After the first drive he complained to several people (including the shoot captain) that the cover crop was far to thick for both the beaters and birds to negotiate. Slightly unfair I thought, because although it was thick (that was the point) it was still negotiable if you gave it some muscle with the beating stick.

4.
He then complained about the driving of the shoot captain. Now, as far as I could see, it was indeed a tight fit in the Land Rover, but it was a free ride nevertheless and not that uncomfortable. What made it worse was the fact that he said “doesn’t he realise there are people in the back?” right in the shoot captain’s ear. It must have taken all of the latter’s military disipline not to stop the truck and bail the gentleman out 400 yards short of our destination. Which leads up nicely onto…………

5.
“You should have a step on the tailgate to help people get out you know,” he said, once the Land Rover had stopped. Everyone else in the back of the vehicle got out with no hassle by the way. I was beginning to wonder whether this chap was used to travelling in the very best 4x4s when it occurred to me that he would probably find fault with them as well. Maybe the indictors made a funny noise or something.

6.
He had a very annoying laugh. Think Ricky Gervais as the Wicked Witch of the West. Worse still, he laughed at his own jokes, which weren’t very funny anyway.

7.
Have we really got this far? It was a thought I had myself on the day in between working out ways to tune out this chap’s benign babble - one game I played in my head was trying to name football league clubs whose names begin and end with the same letter (Aston Villa, Liverpool etc. – I think there are four in all).

8.
Possibly the worst one of all.

Picture this. Land Rover drives back to the main yard where the guns and beaters met first thing in the morning.

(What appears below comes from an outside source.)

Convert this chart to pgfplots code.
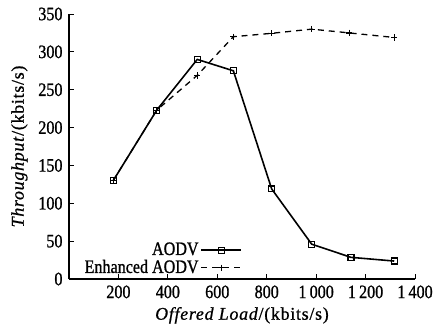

Beater: “Why have we come back to the meeting point?”
Shoot captain: “We’re going to do the wood here as the last drive.”
Beater: “Is this the last drive then? Thank God!”
Shoot captain: (Silence)
Me (in my head): Don’t say anything, Martin, not a word, someone will say something in a minute, I’m sure.” (Silence continues).


Unsurprisingly, this chap was found on his own in the pub afterwards. Tragically I can still hear his laugh buzzing around my head.

If you have had any similar experiences with annoying shooting companions, or have information on the other names of the football clubs I was trying to work out, why not let us know? As I said, I think there are four in all.

Fortunately, there is only one of him.